Konsep green atau ramah lingkungan telah digaungkan dunia internasional sejak dua dekade silam, namun masih ada saja kalangan kita yang keliru menerjemahkan konsep ini.
Dalam konteks green building atau green hotel, misalnya, sebuah hotel di Kalimantan menerjemahkan secara lugu konsep hijau ini dengan mengecat dinding serta memasang taplak meja dan sprei berwarna hijau. Tentu saja ini keliru!
Sangat disayangkan kita masih saja tertinggal dalam mengaplikasikan konsep hijau, sementara dunia tengah berlomba-lomba menerapkan terobosan yang lebih maju: konsep sehat.
Namun, sebelum membahas tentang konsep sehat, kita perlu memahami terlebih dahulu mengenai kriteria hijau yang harus dimiliki sebuah gedung —di mana warga perkotaan menghabiskan hampir 80 persen waktu untuk beraktivitas.
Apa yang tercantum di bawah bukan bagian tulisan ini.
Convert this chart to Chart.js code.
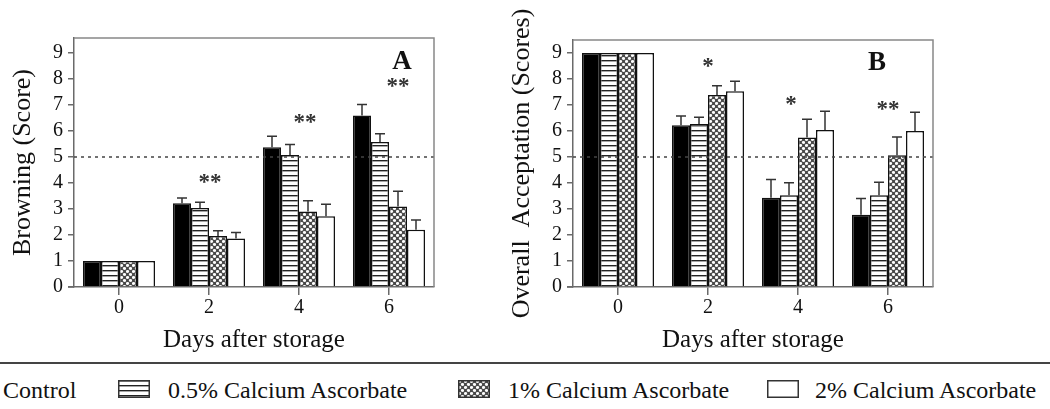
<!DOCTYPE html>
<html>
<head>
<meta charset="utf-8">
<script src="https://cdn.jsdelivr.net/npm/chart.js@4/dist/chart.umd.min.js"></script>
<style>
  body { margin: 0; background: #fff; width: 1050px; height: 409px; overflow: hidden; position: relative; font-family: 'Liberation Serif', 'Times New Roman', serif; color: #111; }
  canvas.chart { position: absolute; top: 0; }
  #sep { position: absolute; left: 0; top: 362px; width: 1050px; height: 2px; background: #444; }
  .lg { position: absolute; top: 376px; font-size: 24px; line-height: 28px; white-space: nowrap; }
  .sw { position: absolute; top: 380px; }
</style>
</head>
<body>
<canvas id="chartA" class="chart" width="500" height="360" style="left:0"></canvas>
<canvas id="chartB" class="chart" width="500" height="360" style="left:499px"></canvas>
<div id="sep"></div>
<div id="legend"></div>

<script>
const days = ['0', '2', '4', '6'];
const seriesNames = ['Control', '0.5% Calcium Ascorbate', '1% Calcium Ascorbate', '2% Calcium Ascorbate'];

// A: browning score
const browning = [
  [1, 3.22, 5.38, 6.6],
  [1, 3.04, 5.08, 5.58],
  [1, 1.96, 2.9, 3.1],
  [1, 1.87, 2.72, 2.2]
];
const browningErr = [
  [0, 0.2, 0.42, 0.42],
  [0, 0.22, 0.4, 0.32],
  [0, 0.2, 0.42, 0.58],
  [0, 0.23, 0.46, 0.38]
];
const browningStars = ['', '**', '**', '**'];

// B: overall acceptation
const acceptation = [
  [9, 6.22, 3.43, 2.78],
  [9, 6.27, 3.53, 3.53],
  [9, 7.38, 5.75, 5.07],
  [9, 7.53, 6.04, 6.0]
];
const acceptationErr = [
  [0, 0.36, 0.7, 0.62],
  [0, 0.26, 0.48, 0.5],
  [0, 0.36, 0.7, 0.7],
  [0, 0.38, 0.72, 0.72]
];
const acceptationStars = ['', '*', '*', '**'];

const yTicks = [0, 1, 2, 3, 4, 5, 6, 7, 8, 9];
const cutOff = 5;

// star placement (value units) and small x nudges
const starPosA = { y: [0, 4.2, 6.5, 7.9], dx: [0, 1, 6, 9] };
const starPosB = { y: [0, 8.65, 7.2, 7.0], dx: [0, 0, -7, 0] };

const serif = "'Liberation Serif', 'Times New Roman', serif";
const ink = '#111';
const axisGray = '#6a6a6a';

function makeTile(w, h, draw) {
  const c = document.createElement('canvas');
  c.width = w; c.height = h;
  const g = c.getContext('2d');
  draw(g);
  return g.createPattern(c, 'repeat');
}
const stripes = makeTile(4, 5, g => {
  g.fillStyle = '#fff'; g.fillRect(0, 0, 4, 5);
  g.fillStyle = '#222'; g.fillRect(0, 0, 4, 1.4);
});
const dots = makeTile(6, 6, g => {
  g.fillStyle = '#4a4a4a'; g.fillRect(0, 0, 6, 6);
  g.fillStyle = '#fff';
  [[1.5, 1.5], [4.5, 4.5]].forEach(([x, y]) => { g.beginPath(); g.ellipse(x, y, 1.7, 1.4, 0, 0, Math.PI * 2); g.fill(); });
});
const fills = ['#000', stripes, dots, '#fff'];

const frame = {
  id: 'frame',
  afterDatasetsDraw(chart, args, opts) {
    const { ctx, chartArea: a, scales: { x, y } } = chart;
    ctx.save();
    // dotted cut-off line
    ctx.strokeStyle = '#444';
    ctx.lineWidth = 1.5;
    ctx.setLineDash([3, 4]);
    const yc = y.getPixelForValue(cutOff);
    ctx.beginPath(); ctx.moveTo(a.left, yc); ctx.lineTo(a.right, yc); ctx.stroke();
    ctx.setLineDash([]);

    // error bars (upper only)
    ctx.strokeStyle = '#333';
    ctx.lineWidth = 1.5;
    chart.data.datasets.forEach((ds, i) => {
      chart.getDatasetMeta(i).data.forEach((bar, j) => {
        const e = opts.err[i][j];
        if (!e) return;
        const yt = y.getPixelForValue(ds.data[j] + e);
        ctx.beginPath();
        ctx.moveTo(bar.x, bar.y); ctx.lineTo(bar.x, yt);
        ctx.moveTo(bar.x - 5, yt); ctx.lineTo(bar.x + 5, yt);
        ctx.stroke();
      });
    });

    // box top / right, axis extension
    ctx.strokeStyle = '#888';
    ctx.lineWidth = 1.5;
    ctx.beginPath();
    ctx.moveTo(a.left, a.top); ctx.lineTo(a.right, a.top); ctx.lineTo(a.right, a.bottom);
    ctx.stroke();
    ctx.strokeStyle = axisGray;
    ctx.beginPath(); ctx.moveTo(a.left - 6, a.bottom); ctx.lineTo(a.left, a.bottom); ctx.stroke();

    // significance stars
    ctx.fillStyle = '#333';
    ctx.font = 'bold 23px ' + serif;
    ctx.textAlign = 'center';
    ctx.textBaseline = 'alphabetic';
    opts.stars.forEach((s, j) => {
      if (!s) return;
      const px = x.getPixelForValue(j) + opts.starPos.dx[j];
      ctx.fillText(s, px, y.getPixelForValue(opts.starPos.y[j]) + 11);
    });

    // panel letter
    ctx.fillStyle = '#111';
    ctx.font = 'bold 27px ' + serif;
    ctx.textBaseline = 'middle';
    ctx.fillText(opts.letter, opts.letterX, opts.letterY);
    ctx.restore();
  }
};

function buildChart(id, values, err, stars, starPos, yTitle, yMax, top, letter, letterX, letterY) {
  return new Chart(document.getElementById(id), {
    type: 'bar',
    data: {
      labels: days,
      datasets: values.map((v, i) => ({
        label: seriesNames[i],
        data: v,
        backgroundColor: fills[i],
        borderColor: '#111',
        borderWidth: 1.5,
        categoryPercentage: 0.8,
        barPercentage: 1.0
      }))
    },
    options: {
      responsive: false,
      animation: false,
      layout: { padding: { top: top, right: 66, left: 0, bottom: 0 } },
      plugins: {
        legend: { display: false },
        tooltip: { enabled: false },
        frame: { err, stars, starPos, letter, letterX, letterY }
      },
      scales: {
        x: {
          grid: { display: true, offset: false, drawOnChartArea: false, tickLength: 8, color: axisGray, lineWidth: 1.5 },
          border: { color: axisGray, width: 1.5 },
          ticks: { font: { family: serif, size: 20 }, color: ink, padding: 1 },
          title: { display: true, text: 'Days after storage', font: { family: serif, size: 25 }, color: ink, padding: { top: 0, bottom: 5 } },
          afterFit: s => { s.height = 73; }
        },
        y: {
          min: 0,
          max: yMax,
          afterBuildTicks: s => { s.ticks = yTicks.map(v => ({ value: v })); },
          grid: { display: true, drawOnChartArea: false, tickLength: 6, color: axisGray, lineWidth: 1.5 },
          border: { color: axisGray, width: 1.5 },
          ticks: { font: { family: serif, size: 20 }, color: ink, padding: 5 },
          title: { display: true, text: yTitle, font: { family: serif, size: 26 }, color: ink, padding: { top: 8, bottom: 0 } },
          afterFit: s => { s.width = 74; }
        }
      }
    },
    plugins: [frame]
  });
}

buildChart('chartA', browning, browningErr, browningStars, starPosA, 'Browning (Score)', 9.58, 38, 'A', 402, 62);
buildChart('chartB', acceptation, acceptationErr, acceptationStars, starPosB, 'Overall  Acceptation (Scores)', 9.5, 40, 'B', 378, 63);

// shared legend under the rule
const legend = document.getElementById('legend');
const legendX = [
  { text: 3 },
  { sw: 118, text: 168 },
  { sw: 458, text: 508 },
  { sw: 767, text: 815 }
];
seriesNames.forEach((name, i) => {
  const pos = legendX[i];
  if (pos.sw !== undefined) {
    const c = document.createElement('canvas');
    c.width = 32; c.height = 18;
    c.className = 'sw';
    c.style.left = pos.sw + 'px';
    const g = c.getContext('2d');
    g.fillStyle = fills[i];
    g.fillRect(0, 0, 32, 18);
    g.strokeStyle = '#333';
    g.lineWidth = 1.5;
    g.strokeRect(0.75, 0.75, 30.5, 16.5);
    legend.appendChild(c);
  }
  const t = document.createElement('div');
  t.className = 'lg';
  t.style.left = pos.text + 'px';
  t.textContent = name;
  legend.appendChild(t);
});
</script>
</body>
</html>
Kriteria pertama yang harus diupayakan dalam mendirikan green building atau bangunan ramah lingkungan adalah tata guna lahan. Bangunan tidak didirikan di atas lahan produktif atau mengandung racun berbahaya.
Idealnya, bangunan didirikan di kawasan yang dilengkapi fasilitas publik memadai, sehingga untuk mencapainya, orang cukup berjalan kaki atau bersepeda, dan tidak perlu menggunakan kendaraan bermotor—upaya mengurangi emisi.
Sederet kriteria hijau lainnya, yaitu mendirikan bangunan dengan orientasi utara-selatan untuk mengurangi pemborosan energi. Selain dilengkapi ventilasi yang memungkinkan masuknya cahaya alami, bangunan juga dipayungi kanopi tanaman dan pepohonan yang meneduhkan sekaligus meredam panas.
Kriteria ini sudah dipenuhi oleh Singapura. (Lihat: Indonesia Belajar dari Singapura Konsep Bangunan Hijau) Tidak heran bila suhu di Negeri Singa ini empat derajat lebih sejuk dibandingkan tetangganya, Batam, Kepulauan Riau.
Pemenuhan kriteria tersebut perlu dibarengi upaya lain yang berkenaan dengan pengaturan penggunaan energi, dari air sampai listrik. Begitu juga dengan pengelolaan sampah dan limbah, pengawasan pes, serta penyajian bahan pangan produksi lokal.
Hal yang tak kalah penting tentu saja pemilihan dan penggunaan material, mulai dari bahan bangunan, bahan untuk dekorasi interior, sampai alat-alat pembersihnya. Semua harus menggunakan green material.
Dalam hal rancang bangun, para arsitek dan desainer interior perlu menyiasati penggunaan material yang tidak memboroskan energi. Salah satu contohnya, penggunaan lantai marmer impor dari Italia yang tanpa disadari berandil memperparah emisi.
Bagaimanapun, industri tidak akan menyuplai material yang tidak ramah lingkungan bila tidak ada demand dari para arsitek dan desainer interior.
Di luar perkara bangunan, konsep hijau juga meliputi pemberdayaan masyarakat sekitar yang dengan sendirinya berandil mengurangi emisi. Contohnya, dalam konteks green hotel, beberapa hotel di Yogyakarta memberdayakan tukang becak, petani, dan perajin suvenir.